The earnings per share (EPS) has been inconsistent, effected in 2018 by an acquisition that caused the EPS that year to be -$0.57, peaking at $5.95 in 2021 and then settling at $2.15 in the last twelve months. The book value has seen a consistent upward trend, growing from $58,543.00 million in 2018 to $73,002.00 million, indicating a CAGR of approximately 4.5%. This suggests that the company has been successful in increasing its intrinsic value over the period. CVS’s management team projects that in Fiscal Year 2023, the company will achieve guidance operating cash flow of $12.5 billion – $13.5 billion. I believe they will achieve this projection, as long as we do not see a significant macro-economic downturn that would decrease overall store traffic and discretionary spending.
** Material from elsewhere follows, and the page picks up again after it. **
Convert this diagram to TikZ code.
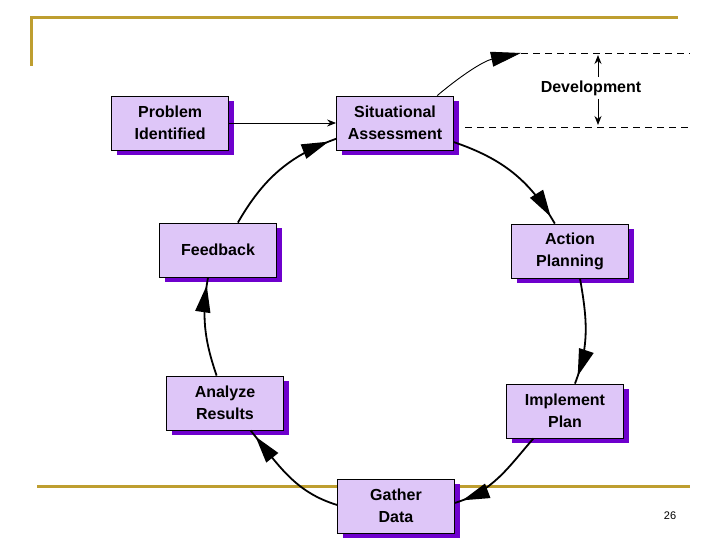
\documentclass[tikz,border=0pt]{standalone}
\usepackage{fontspec}
\setmainfont{Liberation Sans}
\usetikzlibrary{arrows.meta,positioning,shadows,decorations.markings}
\definecolor{boxfill}{RGB}{222,198,248}
\definecolor{boxshade}{RGB}{110,0,205}
\definecolor{rulegold}{RGB}{190,158,48}

\begin{document}
\begin{tikzpicture}[x=1pt,y=1pt,
    box/.style={draw, line width=0.8pt, fill=boxfill, minimum width=117pt, minimum height=54pt,
        align=center, font=\fontsize{16}{22}\selectfont\bfseries,
        drop shadow={shadow xshift=5pt,shadow yshift=-5pt,fill=boxshade,opacity=1}},
    flow/.style={line width=1.8pt, postaction={decorate},
        decoration={markings, mark=at position -8pt with {\arrow{Triangle[length=27pt,width=15pt]}}}},
    link/.style={line width=0.9pt,-{Stealth[length=9pt,width=7pt]}},
    level/.style={dash pattern=on 7pt off 5pt, line width=0.9pt},
    goldrule/.style={rulegold, line width=3pt}
]
\useasboundingbox (0,0) rectangle (720,540);

% slide frame
\draw[goldrule] (31,474) -- (31,522) -- (678,522);
\draw[goldrule] (37,53) -- (690,53);

% the cycle
\node[box] (sit) at (395,417) {Situational\\Assessment};
\node[box, left=107pt of sit] (prob) {Problem\\Identified};
\node[box] (act) at (570,289) {Action\\Planning};
\node[box] (imp) at (565,129) {Implement\\Plan};
\node[box] (gat) at (396,34) {Gather\\Data};
\node[box] (ana) at (225,137) {Analyze\\Results};
\node[box] (fb) at (218,290) {Feedback};

\draw[link] (prob.east) -- (sit.west);

\draw[flow] (sit.-18) to[out=-19,in=120] (act.119);
\draw[flow] (act.-70) to[out=-80,in=69] (imp.70);
\draw[flow] (imp.-139) to[out=-131,in=17] (gat.3);
\draw[flow] (gat.179) to[out=163,in=-51] (ana.-47);
\draw[flow] (ana.107) to[out=109,in=-100] (fb.-110);
\draw[flow] (fb.54) to[out=60,in=200] (sit.-165);

% development band
\coordinate (devtip) at (521,487);
\coordinate (topend) at (690,487);
\coordinate (botstart) at (465,413);
\coordinate (botend) at (690,413);
\coordinate (uptip) at (598,485);
\coordinate (dntip) at (598,415);
\node[font=\fontsize{16}{20}\selectfont\bfseries] (dev) at (591,452) {Development};

\draw[line width=0.9pt, -{Triangle[length=30pt,width=15pt]}] (sit.33) to[out=40,in=192] (devtip);
\draw[level] (devtip) -- (topend);
\draw[level] (botstart) -- (botend);
\draw[link] ([xshift=7pt]dev.north) -- (uptip);
\draw[link] ([xshift=7pt]dev.south) -- (dntip);

\node[font=\fontsize{11}{13}\selectfont] (pg) at (670,24) {26};
\end{tikzpicture}
\end{document}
As of the most recent quarter, the company reported cash and cash equivalents of $13,807 million. The company’s total debt stands at $59,920.00, quite a significant amount, however the maturity profile of the debt is spread across multiple decades. While significant, based off CVS’s market free cash flow generation, the debt will likely be repaid without major issues.
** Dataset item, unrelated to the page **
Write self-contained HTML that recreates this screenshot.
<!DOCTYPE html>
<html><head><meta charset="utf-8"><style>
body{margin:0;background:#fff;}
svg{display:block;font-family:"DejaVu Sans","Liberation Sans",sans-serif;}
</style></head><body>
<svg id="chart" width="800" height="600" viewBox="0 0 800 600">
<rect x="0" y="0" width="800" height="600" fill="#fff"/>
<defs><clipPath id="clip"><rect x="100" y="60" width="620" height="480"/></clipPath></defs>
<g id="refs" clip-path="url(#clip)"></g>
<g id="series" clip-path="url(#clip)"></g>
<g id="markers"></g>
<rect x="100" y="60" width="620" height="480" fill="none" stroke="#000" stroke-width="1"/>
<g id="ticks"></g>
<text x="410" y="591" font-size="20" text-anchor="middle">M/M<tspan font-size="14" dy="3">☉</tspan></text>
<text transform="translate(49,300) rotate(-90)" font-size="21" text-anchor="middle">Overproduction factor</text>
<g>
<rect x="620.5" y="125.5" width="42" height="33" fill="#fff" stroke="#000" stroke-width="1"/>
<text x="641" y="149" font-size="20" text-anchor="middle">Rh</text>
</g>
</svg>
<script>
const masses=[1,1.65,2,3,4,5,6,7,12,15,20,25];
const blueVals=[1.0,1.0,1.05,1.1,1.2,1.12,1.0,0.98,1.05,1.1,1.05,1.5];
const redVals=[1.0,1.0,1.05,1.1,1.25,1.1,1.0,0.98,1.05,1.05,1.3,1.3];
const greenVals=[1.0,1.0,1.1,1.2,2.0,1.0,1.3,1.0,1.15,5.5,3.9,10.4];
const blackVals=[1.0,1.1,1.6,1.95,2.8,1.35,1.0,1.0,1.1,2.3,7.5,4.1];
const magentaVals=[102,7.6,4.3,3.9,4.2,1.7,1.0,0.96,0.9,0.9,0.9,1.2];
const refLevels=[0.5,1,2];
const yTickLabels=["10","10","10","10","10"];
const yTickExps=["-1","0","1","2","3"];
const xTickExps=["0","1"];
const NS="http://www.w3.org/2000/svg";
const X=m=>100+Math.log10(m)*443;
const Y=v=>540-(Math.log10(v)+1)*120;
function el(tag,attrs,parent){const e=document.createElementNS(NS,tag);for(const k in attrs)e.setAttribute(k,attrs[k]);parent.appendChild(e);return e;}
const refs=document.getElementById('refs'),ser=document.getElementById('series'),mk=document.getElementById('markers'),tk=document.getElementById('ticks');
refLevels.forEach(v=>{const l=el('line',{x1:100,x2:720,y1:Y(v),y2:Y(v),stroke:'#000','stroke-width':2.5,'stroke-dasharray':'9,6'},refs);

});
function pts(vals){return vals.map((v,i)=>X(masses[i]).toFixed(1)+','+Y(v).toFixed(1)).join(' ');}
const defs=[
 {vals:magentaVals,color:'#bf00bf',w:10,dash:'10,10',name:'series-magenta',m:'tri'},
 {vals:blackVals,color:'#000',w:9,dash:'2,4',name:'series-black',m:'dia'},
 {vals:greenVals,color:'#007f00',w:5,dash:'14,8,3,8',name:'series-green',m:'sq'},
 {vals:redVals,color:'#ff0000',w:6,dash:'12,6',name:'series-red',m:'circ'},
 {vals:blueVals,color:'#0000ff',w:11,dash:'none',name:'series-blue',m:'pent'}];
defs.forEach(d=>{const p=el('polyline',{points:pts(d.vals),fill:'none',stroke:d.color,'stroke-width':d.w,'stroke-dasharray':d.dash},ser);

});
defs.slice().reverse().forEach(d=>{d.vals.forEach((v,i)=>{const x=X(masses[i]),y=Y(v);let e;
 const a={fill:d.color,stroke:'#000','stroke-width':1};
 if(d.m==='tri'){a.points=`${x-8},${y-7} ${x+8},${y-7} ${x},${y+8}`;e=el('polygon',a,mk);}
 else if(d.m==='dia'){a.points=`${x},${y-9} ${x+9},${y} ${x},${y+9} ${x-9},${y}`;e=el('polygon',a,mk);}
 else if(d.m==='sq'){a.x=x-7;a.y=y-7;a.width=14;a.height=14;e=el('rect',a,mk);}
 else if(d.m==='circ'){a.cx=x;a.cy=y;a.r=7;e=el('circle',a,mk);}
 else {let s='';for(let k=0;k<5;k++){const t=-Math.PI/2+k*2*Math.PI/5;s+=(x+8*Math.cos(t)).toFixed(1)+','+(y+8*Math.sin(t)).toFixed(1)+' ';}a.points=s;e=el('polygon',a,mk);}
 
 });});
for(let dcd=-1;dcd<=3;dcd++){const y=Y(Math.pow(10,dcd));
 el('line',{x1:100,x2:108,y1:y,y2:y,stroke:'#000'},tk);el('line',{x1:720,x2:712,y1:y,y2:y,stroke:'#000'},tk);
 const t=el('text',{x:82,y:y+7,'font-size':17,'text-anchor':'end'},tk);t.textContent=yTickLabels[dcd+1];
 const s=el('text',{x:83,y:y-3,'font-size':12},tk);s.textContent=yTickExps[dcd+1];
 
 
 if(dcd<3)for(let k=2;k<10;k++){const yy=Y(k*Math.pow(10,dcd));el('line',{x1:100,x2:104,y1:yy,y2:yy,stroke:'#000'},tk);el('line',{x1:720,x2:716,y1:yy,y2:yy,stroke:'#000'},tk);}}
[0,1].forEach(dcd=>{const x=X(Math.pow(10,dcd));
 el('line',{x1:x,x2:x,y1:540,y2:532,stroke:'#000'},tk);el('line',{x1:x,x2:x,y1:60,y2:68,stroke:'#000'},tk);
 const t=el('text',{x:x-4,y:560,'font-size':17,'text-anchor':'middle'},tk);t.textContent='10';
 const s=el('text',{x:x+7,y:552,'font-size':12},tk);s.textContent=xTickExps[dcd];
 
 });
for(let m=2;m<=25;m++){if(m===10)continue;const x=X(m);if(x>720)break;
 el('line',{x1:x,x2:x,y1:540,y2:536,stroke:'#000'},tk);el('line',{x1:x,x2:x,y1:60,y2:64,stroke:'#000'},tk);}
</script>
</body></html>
It should be noted that CVS pay a substantial dividend that is currently 3.41%, since roughly 30-50% of the projected free cash flow over the next 3 years will be allocated to debt repayments, should we see a decline in free cash flow due to a recession or macroeconomic headwinds, a dividend cut or a pause in the share repurchase program may occur. Therefore, in my view investors should be quite vigilant on the macro, to avoid potential downside in this investment.
Valuation
When considering valuation, I always consider what we are paying for the business (the market capitalisation) versus what we are getting (the underlying business fundamentals and future earnings). I believe a reliable way of measuring what you get versus what you pay is by conducting a discounted cashflow analysis of the business as seen below.
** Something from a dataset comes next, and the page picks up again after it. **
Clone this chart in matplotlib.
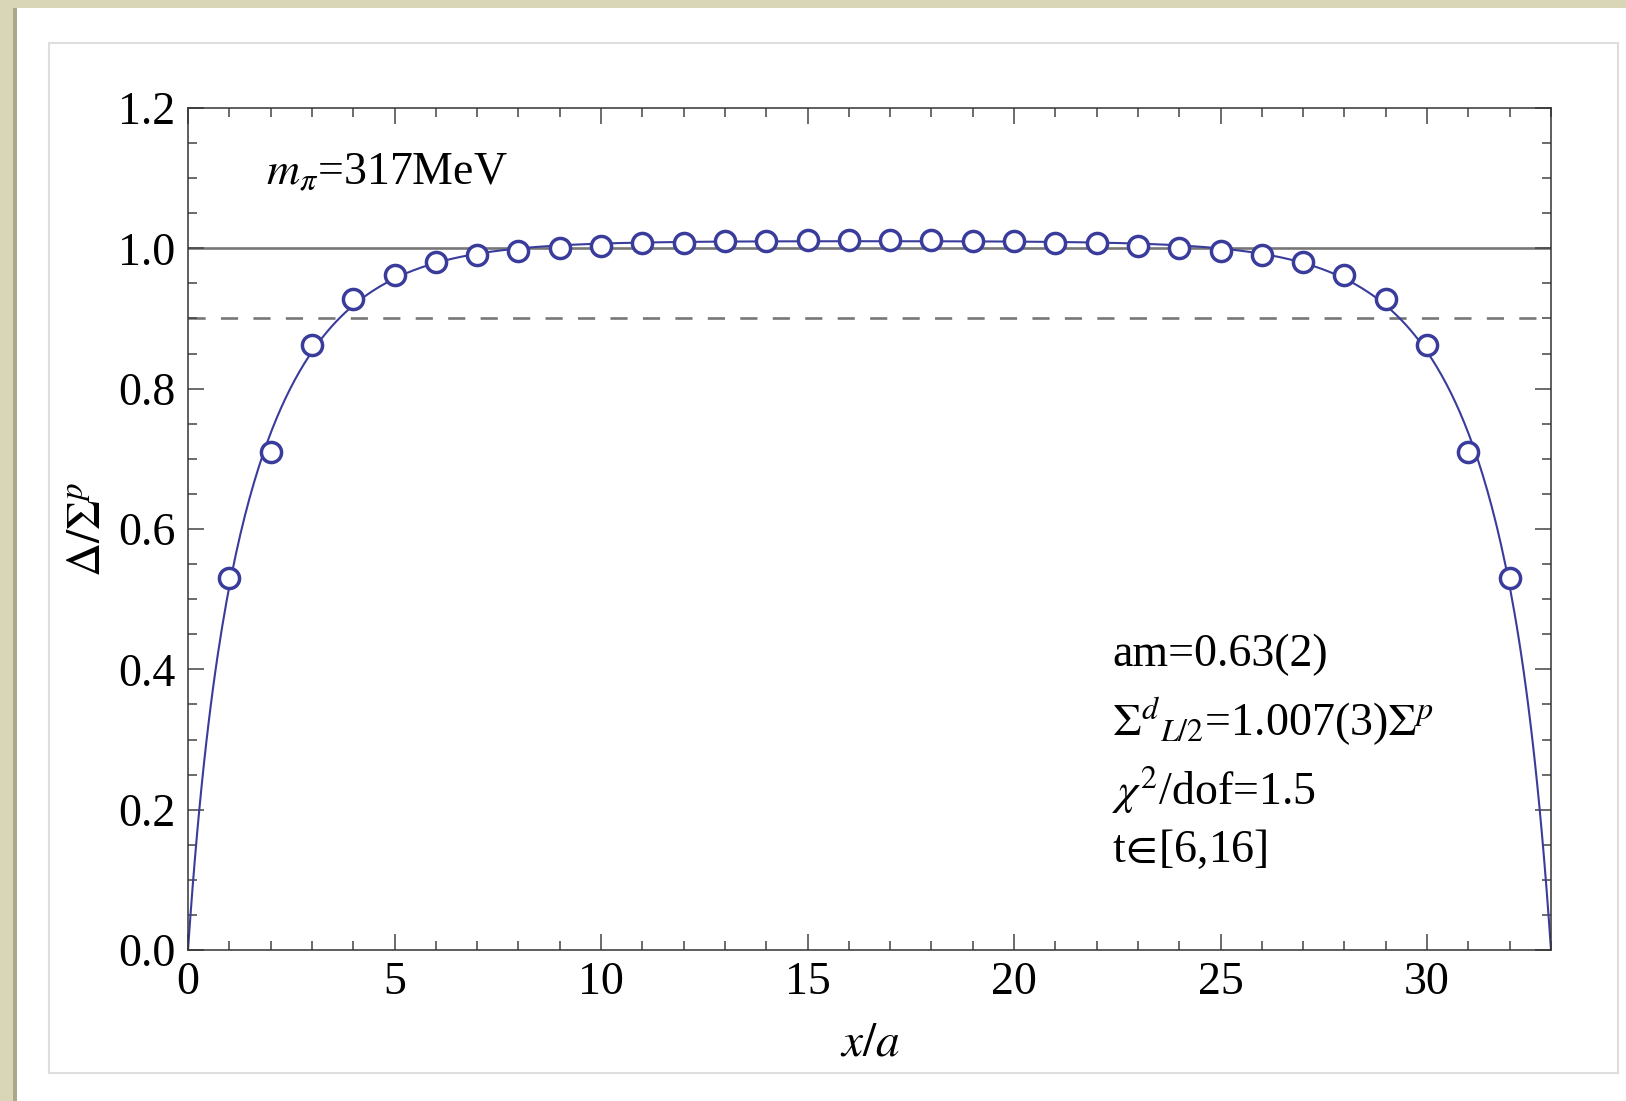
import numpy as np
import matplotlib
matplotlib.use("Agg")
import matplotlib.pyplot as plt
from matplotlib.patches import Rectangle
from matplotlib.ticker import MultipleLocator, FormatStrFormatter

# Data: Delta / Sigma^p versus x/a
x_pts = np.arange(1, 33)
ratio = [0.530, 0.710, 0.862, 0.928, 0.962, 0.980, 0.990, 0.996,
         1.001, 1.004, 1.007, 1.008, 1.010, 1.011, 1.012, 1.012,
         1.012, 1.012, 1.011, 1.010, 1.008, 1.007, 1.004, 1.001,
         0.996, 0.990, 0.980, 0.962, 0.928, 0.862, 0.710, 0.530]
ratio = np.array(ratio)
L = 33  # box length, the fit goes to zero at both walls

ref_solid = 1.0
ref_dashed = 0.9

label_mpi = r"$m_{\pi}$=317MeV"
fit_lines = ["am=0.63(2)",
             r"$\Sigma^{d}{}_{L/2}$=1.007(3)$\Sigma^{p}$",
             r"$\chi^{2}$/dof=1.5",
             r"t$\!{\in}\!$[6,16]"]

blue = "#3a3c9c"


# Least squares fit of a two-mass cosh profile to the points
def prof(m, x):
    return np.cosh(m * (x - L / 2)) / np.cosh(m * L / 2)


best = None
for m1 in np.linspace(0.3, 2.0, 69):
    for m2 in np.linspace(0.1, 1.0, 46):
        B = np.column_stack([1 - prof(m2, x_pts), -(prof(m1, x_pts) - prof(m2, x_pts))])
        coef, *_ = np.linalg.lstsq(B, ratio, rcond=None)
        res = np.sum((B @ coef - ratio) ** 2)
        if best is None or res < best[0]:
            best = (res, m1, m2, coef)
_, m1, m2, (a, b) = best
x_fit = np.linspace(0, L, 600)
y_fit = a * (1 - prof(m2, x_fit)) - b * (prof(m1, x_fit) - prof(m2, x_fit))

plt.rcParams["font.family"] = ["Liberation Serif", "DejaVu Serif"]
plt.rcParams["mathtext.fontset"] = "stix"

fig = plt.figure(figsize=(16.26, 11.01), dpi=100)
W, H = 1626, 1101

# page background: beige strips and the framed white panel
fig.patches.append(Rectangle((0, 0), 13 / W, 1, transform=fig.transFigure,
                             facecolor="#d8d6b6", edgecolor="none", zorder=-10))
fig.patches.append(Rectangle((13 / W, 0), 4 / W, 1 - 8 / H, transform=fig.transFigure,
                             facecolor="#a9a98a", edgecolor="none", zorder=-10))
fig.patches.append(Rectangle((0, 1 - 8 / H), 1, 8 / H, transform=fig.transFigure,
                             facecolor="#d8d6b6", edgecolor="none", zorder=-10))
fig.patches.append(Rectangle((49 / W, 1 - 1073 / H), (1618 - 49) / W, (1073 - 43) / H,
                             transform=fig.transFigure, facecolor="white",
                             edgecolor="#dedede", linewidth=1.5, zorder=-9))

ax = fig.add_axes([188 / W, 1 - 950 / H, (1551 - 188) / W, (950 - 108) / H])

ax.axhline(ref_solid, color="#777777", lw=1.9, zorder=1)
ax.axhline(ref_dashed, color="#777777", lw=1.9, ls=(0, (6.5, 5.8)), zorder=1)
ax.plot(x_fit, y_fit, color=blue, lw=1.5, zorder=2)
ax.plot(x_pts, ratio, "o", ms=14.5, mfc="white", mec=blue, mew=2.5, zorder=3)

ax.set_xlim(0, L)
ax.set_ylim(0, 1.2)
ax.xaxis.set_major_locator(MultipleLocator(5))
ax.xaxis.set_minor_locator(MultipleLocator(1))
ax.yaxis.set_major_locator(MultipleLocator(0.2))
ax.yaxis.set_minor_locator(MultipleLocator(0.05))
ax.yaxis.set_major_formatter(FormatStrFormatter("%.1f"))
ax.tick_params(which="both", direction="in", top=True, right=True,
               color="#444444", width=1.1, labelsize=33)
ax.tick_params(which="major", length=11.5)
ax.tick_params(which="minor", length=6.5)
ax.tick_params(axis="x", pad=8)
ax.tick_params(axis="y", pad=9)
for s in ax.spines.values():
    s.set_color("#333333")
    s.set_linewidth(1.1)

ax.set_xlabel(r"$x/a$", fontsize=34, labelpad=14)
ax.set_ylabel(r"$\Delta/\Sigma^{p}$", fontsize=34, labelpad=6)

ax.text(1.9, 1.107, label_mpi, fontsize=33, va="center", ha="left")
for txt, yy in zip(fit_lines, [0.420, 0.326, 0.228, 0.143]):
    ax.text(22.37, yy, txt, fontsize=33, va="center", ha="left")

plt.savefig("out.png", dpi=100)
CVS’s current TTM Cashflow per Share as of Q2, 2023 is $13.54. To be conservative as free cash flow can be quite volatile for CVS and since the previous twelve months have been quite strong on a free cash flow basis, I believe that CVS Cashflow per Share should grow conservatively at 0% annually for the next five years. Therefore, once factoring in the growth rate by Q2 2028 CVS’s Cashflow per Share, is expected to be $13.54. If we then apply an exit multiple of 10, which is based off a reasonable price to free cashflow ratio using the previous 10 years of data, this infers a price target in five years of $168.69. Therefore, based on these estimations, if you were to buy CVS at today’s share price of $70.87, this would result in a CAGR of 19% over the next five years.
Conclusion
In my view, CVS Health Corporation is well-positioned for consistent growth, thanks to multiple industry tailwinds like rising prescription numbers, an aging U.S. population, expanded healthcare coverage, and a growing emphasis on preventive care. The company’s substantial scale and market share, along with its near-duopoly with Walgreens, solidify its status as a market leader and create a formidable barrier for new entrants. CVS’s focus on cost leadership adds another layer to its competitive advantage, enabling better negotiations with suppliers and providing value to customers. Conservative estimates even suggest a potential CAGR of 19% over the next five years. However, it’s important to consider the risk of a dividend cut or a pause in the share buyback program in the event of adverse macro-economic conditions like a recession. In such a scenario, CVS would likely prioritize debt repayment, which could impact shareholder returns. Overall, despite this risk, CVS remains a compelling long-term investment in the healthcare sector.